====== STORED ROWS ======

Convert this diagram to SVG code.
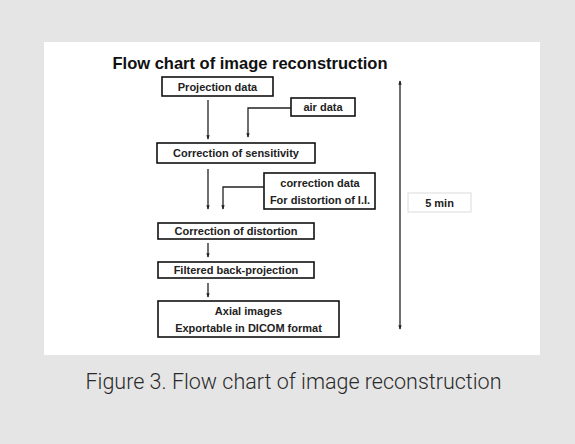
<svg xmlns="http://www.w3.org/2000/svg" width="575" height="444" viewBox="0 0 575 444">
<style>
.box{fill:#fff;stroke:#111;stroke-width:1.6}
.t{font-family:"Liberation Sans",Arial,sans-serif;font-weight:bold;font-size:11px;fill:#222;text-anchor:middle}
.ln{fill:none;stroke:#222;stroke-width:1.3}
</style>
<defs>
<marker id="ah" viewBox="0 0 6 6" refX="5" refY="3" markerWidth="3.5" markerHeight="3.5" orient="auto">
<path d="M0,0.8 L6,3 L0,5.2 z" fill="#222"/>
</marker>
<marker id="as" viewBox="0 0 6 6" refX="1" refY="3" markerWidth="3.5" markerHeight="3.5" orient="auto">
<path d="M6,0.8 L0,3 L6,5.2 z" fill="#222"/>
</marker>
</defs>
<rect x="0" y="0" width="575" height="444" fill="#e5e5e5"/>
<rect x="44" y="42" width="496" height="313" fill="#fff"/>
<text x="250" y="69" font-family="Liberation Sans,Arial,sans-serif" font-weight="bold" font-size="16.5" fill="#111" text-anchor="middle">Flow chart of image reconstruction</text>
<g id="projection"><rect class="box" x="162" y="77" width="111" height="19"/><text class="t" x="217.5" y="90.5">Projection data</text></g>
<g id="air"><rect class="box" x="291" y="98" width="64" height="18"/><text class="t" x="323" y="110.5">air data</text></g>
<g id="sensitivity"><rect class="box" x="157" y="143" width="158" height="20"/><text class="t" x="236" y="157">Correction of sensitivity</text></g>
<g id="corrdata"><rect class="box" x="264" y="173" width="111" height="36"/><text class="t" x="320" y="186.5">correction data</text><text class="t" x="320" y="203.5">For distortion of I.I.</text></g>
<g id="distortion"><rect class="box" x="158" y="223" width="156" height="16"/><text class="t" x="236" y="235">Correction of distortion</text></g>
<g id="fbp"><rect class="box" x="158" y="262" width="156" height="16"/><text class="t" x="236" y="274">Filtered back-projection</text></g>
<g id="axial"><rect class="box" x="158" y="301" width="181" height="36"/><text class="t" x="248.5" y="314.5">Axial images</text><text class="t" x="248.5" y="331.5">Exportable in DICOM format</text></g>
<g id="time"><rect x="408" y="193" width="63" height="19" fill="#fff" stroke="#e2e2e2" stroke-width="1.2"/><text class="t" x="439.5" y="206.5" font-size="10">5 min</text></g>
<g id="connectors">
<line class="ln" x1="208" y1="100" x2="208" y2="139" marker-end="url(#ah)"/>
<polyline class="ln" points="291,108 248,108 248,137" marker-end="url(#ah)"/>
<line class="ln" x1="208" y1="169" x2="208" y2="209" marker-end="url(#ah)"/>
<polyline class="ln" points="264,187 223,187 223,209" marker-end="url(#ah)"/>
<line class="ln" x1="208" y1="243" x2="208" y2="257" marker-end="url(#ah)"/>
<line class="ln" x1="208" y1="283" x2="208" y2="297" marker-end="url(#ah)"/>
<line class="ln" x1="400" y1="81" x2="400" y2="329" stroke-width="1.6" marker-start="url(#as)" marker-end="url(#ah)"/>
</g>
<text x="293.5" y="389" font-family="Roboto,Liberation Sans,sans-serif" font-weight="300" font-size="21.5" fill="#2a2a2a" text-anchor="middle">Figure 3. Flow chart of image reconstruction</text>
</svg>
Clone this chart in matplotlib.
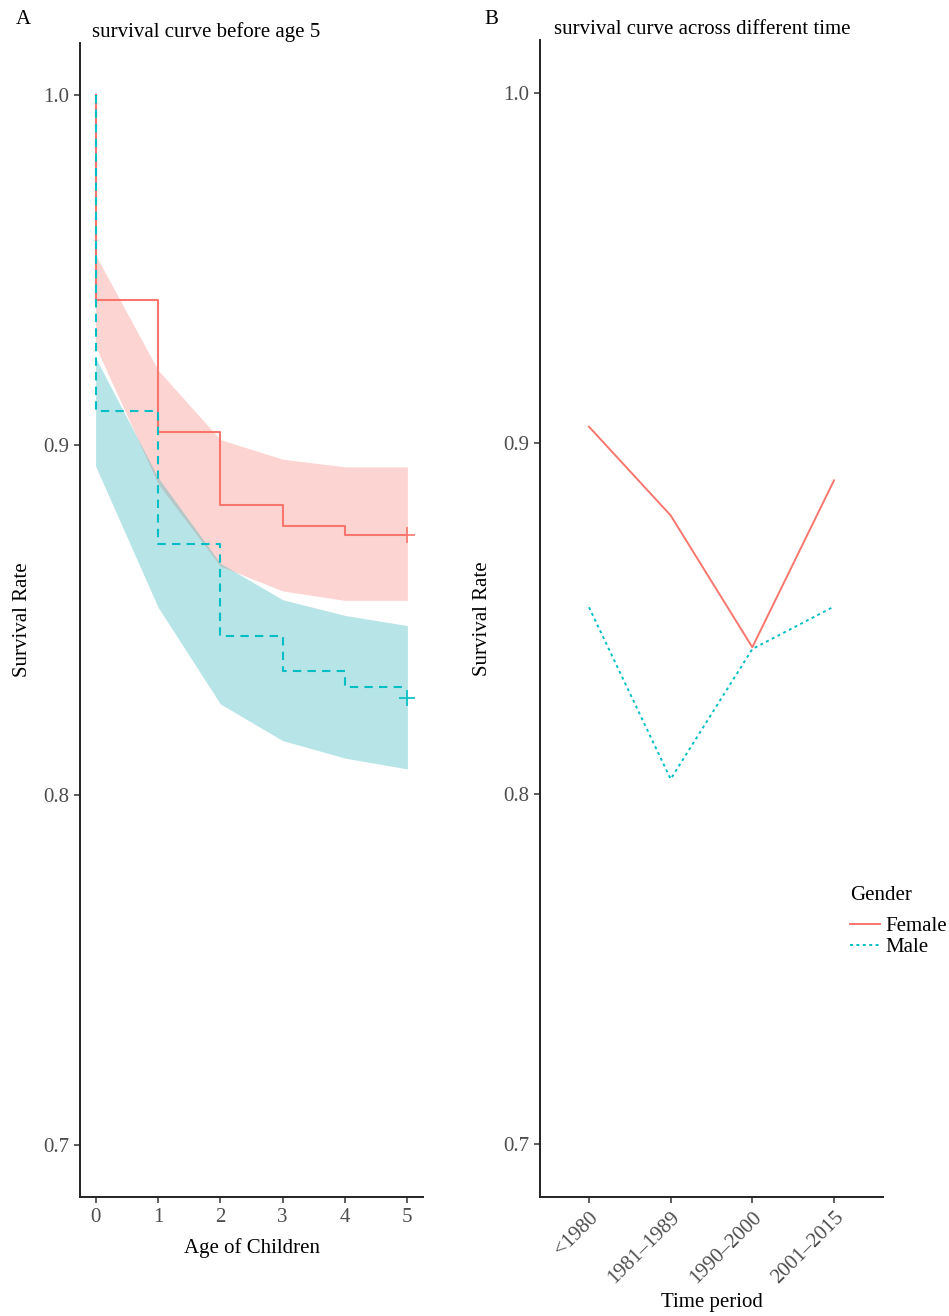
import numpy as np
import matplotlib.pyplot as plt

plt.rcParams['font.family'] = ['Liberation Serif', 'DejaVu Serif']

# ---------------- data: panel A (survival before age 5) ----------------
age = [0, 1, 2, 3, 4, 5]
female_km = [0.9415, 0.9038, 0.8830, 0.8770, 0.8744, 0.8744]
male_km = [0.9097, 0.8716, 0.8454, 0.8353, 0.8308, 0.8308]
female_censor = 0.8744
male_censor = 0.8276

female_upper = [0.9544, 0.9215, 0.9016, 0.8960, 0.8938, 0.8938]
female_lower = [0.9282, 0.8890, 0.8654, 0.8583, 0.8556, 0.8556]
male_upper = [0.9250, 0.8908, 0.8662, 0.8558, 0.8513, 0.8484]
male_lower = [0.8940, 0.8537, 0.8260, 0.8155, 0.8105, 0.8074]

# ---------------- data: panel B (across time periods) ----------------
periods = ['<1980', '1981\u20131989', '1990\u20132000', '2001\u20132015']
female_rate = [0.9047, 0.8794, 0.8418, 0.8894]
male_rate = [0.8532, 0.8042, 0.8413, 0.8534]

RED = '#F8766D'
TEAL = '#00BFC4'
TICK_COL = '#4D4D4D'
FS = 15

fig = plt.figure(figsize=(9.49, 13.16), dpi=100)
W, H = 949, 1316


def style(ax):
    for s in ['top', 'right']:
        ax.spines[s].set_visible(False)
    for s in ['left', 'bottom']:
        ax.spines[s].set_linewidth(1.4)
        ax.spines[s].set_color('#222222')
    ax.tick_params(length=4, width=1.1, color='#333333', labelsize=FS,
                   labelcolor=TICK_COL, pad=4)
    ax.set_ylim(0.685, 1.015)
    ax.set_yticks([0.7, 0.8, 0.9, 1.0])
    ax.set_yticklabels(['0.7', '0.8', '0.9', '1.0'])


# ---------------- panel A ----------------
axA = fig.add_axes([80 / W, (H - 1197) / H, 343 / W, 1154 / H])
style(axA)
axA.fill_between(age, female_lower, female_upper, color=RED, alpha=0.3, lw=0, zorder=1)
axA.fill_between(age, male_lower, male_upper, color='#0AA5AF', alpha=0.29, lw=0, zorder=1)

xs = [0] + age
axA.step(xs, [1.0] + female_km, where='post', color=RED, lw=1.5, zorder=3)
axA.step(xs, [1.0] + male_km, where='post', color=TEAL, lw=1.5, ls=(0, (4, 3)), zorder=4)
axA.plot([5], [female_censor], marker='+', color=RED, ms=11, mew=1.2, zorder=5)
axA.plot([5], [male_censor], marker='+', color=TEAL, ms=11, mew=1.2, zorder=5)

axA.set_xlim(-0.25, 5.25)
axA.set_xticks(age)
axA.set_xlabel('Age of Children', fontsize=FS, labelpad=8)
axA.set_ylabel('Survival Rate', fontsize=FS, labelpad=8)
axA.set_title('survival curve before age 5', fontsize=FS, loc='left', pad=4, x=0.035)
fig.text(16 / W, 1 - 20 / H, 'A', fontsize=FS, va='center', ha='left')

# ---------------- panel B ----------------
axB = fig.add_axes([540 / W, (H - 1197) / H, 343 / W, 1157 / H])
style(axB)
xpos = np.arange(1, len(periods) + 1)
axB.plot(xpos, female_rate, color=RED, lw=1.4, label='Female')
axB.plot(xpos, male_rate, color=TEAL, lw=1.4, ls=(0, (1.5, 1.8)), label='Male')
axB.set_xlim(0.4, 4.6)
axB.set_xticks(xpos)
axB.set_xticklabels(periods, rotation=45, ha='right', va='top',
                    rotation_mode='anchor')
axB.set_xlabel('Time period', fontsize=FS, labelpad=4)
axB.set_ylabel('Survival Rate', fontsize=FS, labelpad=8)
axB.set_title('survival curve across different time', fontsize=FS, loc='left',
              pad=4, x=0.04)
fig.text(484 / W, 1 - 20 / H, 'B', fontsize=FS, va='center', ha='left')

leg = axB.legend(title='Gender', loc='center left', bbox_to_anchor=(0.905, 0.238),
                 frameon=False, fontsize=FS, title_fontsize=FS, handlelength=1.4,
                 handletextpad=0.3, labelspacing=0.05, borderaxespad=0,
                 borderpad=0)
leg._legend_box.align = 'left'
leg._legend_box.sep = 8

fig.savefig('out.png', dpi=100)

======

-- TASK TO COMPLETE --
Every record above should be transcribed exactly; the pictures stay out of the copy.

-- EXERCISE RESPONSE --
Convert this diagram to SVG code.
<svg xmlns="http://www.w3.org/2000/svg" width="575" height="444" viewBox="0 0 575 444">
<style>
.box{fill:#fff;stroke:#111;stroke-width:1.6}
.t{font-family:"Liberation Sans",Arial,sans-serif;font-weight:bold;font-size:11px;fill:#222;text-anchor:middle}
.ln{fill:none;stroke:#222;stroke-width:1.3}
</style>
<defs>
<marker id="ah" viewBox="0 0 6 6" refX="5" refY="3" markerWidth="3.5" markerHeight="3.5" orient="auto">
<path d="M0,0.8 L6,3 L0,5.2 z" fill="#222"/>
</marker>
<marker id="as" viewBox="0 0 6 6" refX="1" refY="3" markerWidth="3.5" markerHeight="3.5" orient="auto">
<path d="M6,0.8 L0,3 L6,5.2 z" fill="#222"/>
</marker>
</defs>
<rect x="0" y="0" width="575" height="444" fill="#e5e5e5"/>
<rect x="44" y="42" width="496" height="313" fill="#fff"/>
<text x="250" y="69" font-family="Liberation Sans,Arial,sans-serif" font-weight="bold" font-size="16.5" fill="#111" text-anchor="middle">Flow chart of image reconstruction</text>
<g id="projection"><rect class="box" x="162" y="77" width="111" height="19"/><text class="t" x="217.5" y="90.5">Projection data</text></g>
<g id="air"><rect class="box" x="291" y="98" width="64" height="18"/><text class="t" x="323" y="110.5">air data</text></g>
<g id="sensitivity"><rect class="box" x="157" y="143" width="158" height="20"/><text class="t" x="236" y="157">Correction of sensitivity</text></g>
<g id="corrdata"><rect class="box" x="264" y="173" width="111" height="36"/><text class="t" x="320" y="186.5">correction data</text><text class="t" x="320" y="203.5">For distortion of I.I.</text></g>
<g id="distortion"><rect class="box" x="158" y="223" width="156" height="16"/><text class="t" x="236" y="235">Correction of distortion</text></g>
<g id="fbp"><rect class="box" x="158" y="262" width="156" height="16"/><text class="t" x="236" y="274">Filtered back-projection</text></g>
<g id="axial"><rect class="box" x="158" y="301" width="181" height="36"/><text class="t" x="248.5" y="314.5">Axial images</text><text class="t" x="248.5" y="331.5">Exportable in DICOM format</text></g>
<g id="time"><rect x="408" y="193" width="63" height="19" fill="#fff" stroke="#e2e2e2" stroke-width="1.2"/><text class="t" x="439.5" y="206.5" font-size="10">5 min</text></g>
<g id="connectors">
<line class="ln" x1="208" y1="100" x2="208" y2="139" marker-end="url(#ah)"/>
<polyline class="ln" points="291,108 248,108 248,137" marker-end="url(#ah)"/>
<line class="ln" x1="208" y1="169" x2="208" y2="209" marker-end="url(#ah)"/>
<polyline class="ln" points="264,187 223,187 223,209" marker-end="url(#ah)"/>
<line class="ln" x1="208" y1="243" x2="208" y2="257" marker-end="url(#ah)"/>
<line class="ln" x1="208" y1="283" x2="208" y2="297" marker-end="url(#ah)"/>
<line class="ln" x1="400" y1="81" x2="400" y2="329" stroke-width="1.6" marker-start="url(#as)" marker-end="url(#ah)"/>
</g>
<text x="293.5" y="389" font-family="Roboto,Liberation Sans,sans-serif" font-weight="300" font-size="21.5" fill="#2a2a2a" text-anchor="middle">Figure 3. Flow chart of image reconstruction</text>
</svg>
Clone this chart in matplotlib.
import numpy as np
import matplotlib.pyplot as plt

plt.rcParams['font.family'] = ['Liberation Serif', 'DejaVu Serif']

# ---------------- data: panel A (survival before age 5) ----------------
age = [0, 1, 2, 3, 4, 5]
female_km = [0.9415, 0.9038, 0.8830, 0.8770, 0.8744, 0.8744]
male_km = [0.9097, 0.8716, 0.8454, 0.8353, 0.8308, 0.8308]
female_censor = 0.8744
male_censor = 0.8276

female_upper = [0.9544, 0.9215, 0.9016, 0.8960, 0.8938, 0.8938]
female_lower = [0.9282, 0.8890, 0.8654, 0.8583, 0.8556, 0.8556]
male_upper = [0.9250, 0.8908, 0.8662, 0.8558, 0.8513, 0.8484]
male_lower = [0.8940, 0.8537, 0.8260, 0.8155, 0.8105, 0.8074]

# ---------------- data: panel B (across time periods) ----------------
periods = ['<1980', '1981\u20131989', '1990\u20132000', '2001\u20132015']
female_rate = [0.9047, 0.8794, 0.8418, 0.8894]
male_rate = [0.8532, 0.8042, 0.8413, 0.8534]

RED = '#F8766D'
TEAL = '#00BFC4'
TICK_COL = '#4D4D4D'
FS = 15

fig = plt.figure(figsize=(9.49, 13.16), dpi=100)
W, H = 949, 1316


def style(ax):
    for s in ['top', 'right']:
        ax.spines[s].set_visible(False)
    for s in ['left', 'bottom']:
        ax.spines[s].set_linewidth(1.4)
        ax.spines[s].set_color('#222222')
    ax.tick_params(length=4, width=1.1, color='#333333', labelsize=FS,
                   labelcolor=TICK_COL, pad=4)
    ax.set_ylim(0.685, 1.015)
    ax.set_yticks([0.7, 0.8, 0.9, 1.0])
    ax.set_yticklabels(['0.7', '0.8', '0.9', '1.0'])


# ---------------- panel A ----------------
axA = fig.add_axes([80 / W, (H - 1197) / H, 343 / W, 1154 / H])
style(axA)
axA.fill_between(age, female_lower, female_upper, color=RED, alpha=0.3, lw=0, zorder=1)
axA.fill_between(age, male_lower, male_upper, color='#0AA5AF', alpha=0.29, lw=0, zorder=1)

xs = [0] + age
axA.step(xs, [1.0] + female_km, where='post', color=RED, lw=1.5, zorder=3)
axA.step(xs, [1.0] + male_km, where='post', color=TEAL, lw=1.5, ls=(0, (4, 3)), zorder=4)
axA.plot([5], [female_censor], marker='+', color=RED, ms=11, mew=1.2, zorder=5)
axA.plot([5], [male_censor], marker='+', color=TEAL, ms=11, mew=1.2, zorder=5)

axA.set_xlim(-0.25, 5.25)
axA.set_xticks(age)
axA.set_xlabel('Age of Children', fontsize=FS, labelpad=8)
axA.set_ylabel('Survival Rate', fontsize=FS, labelpad=8)
axA.set_title('survival curve before age 5', fontsize=FS, loc='left', pad=4, x=0.035)
fig.text(16 / W, 1 - 20 / H, 'A', fontsize=FS, va='center', ha='left')

# ---------------- panel B ----------------
axB = fig.add_axes([540 / W, (H - 1197) / H, 343 / W, 1157 / H])
style(axB)
xpos = np.arange(1, len(periods) + 1)
axB.plot(xpos, female_rate, color=RED, lw=1.4, label='Female')
axB.plot(xpos, male_rate, color=TEAL, lw=1.4, ls=(0, (1.5, 1.8)), label='Male')
axB.set_xlim(0.4, 4.6)
axB.set_xticks(xpos)
axB.set_xticklabels(periods, rotation=45, ha='right', va='top',
                    rotation_mode='anchor')
axB.set_xlabel('Time period', fontsize=FS, labelpad=4)
axB.set_ylabel('Survival Rate', fontsize=FS, labelpad=8)
axB.set_title('survival curve across different time', fontsize=FS, loc='left',
              pad=4, x=0.04)
fig.text(484 / W, 1 - 20 / H, 'B', fontsize=FS, va='center', ha='left')

leg = axB.legend(title='Gender', loc='center left', bbox_to_anchor=(0.905, 0.238),
                 frameon=False, fontsize=FS, title_fontsize=FS, handlelength=1.4,
                 handletextpad=0.3, labelspacing=0.05, borderaxespad=0,
                 borderpad=0)
leg._legend_box.align = 'left'
leg._legend_box.sep = 8

fig.savefig('out.png', dpi=100)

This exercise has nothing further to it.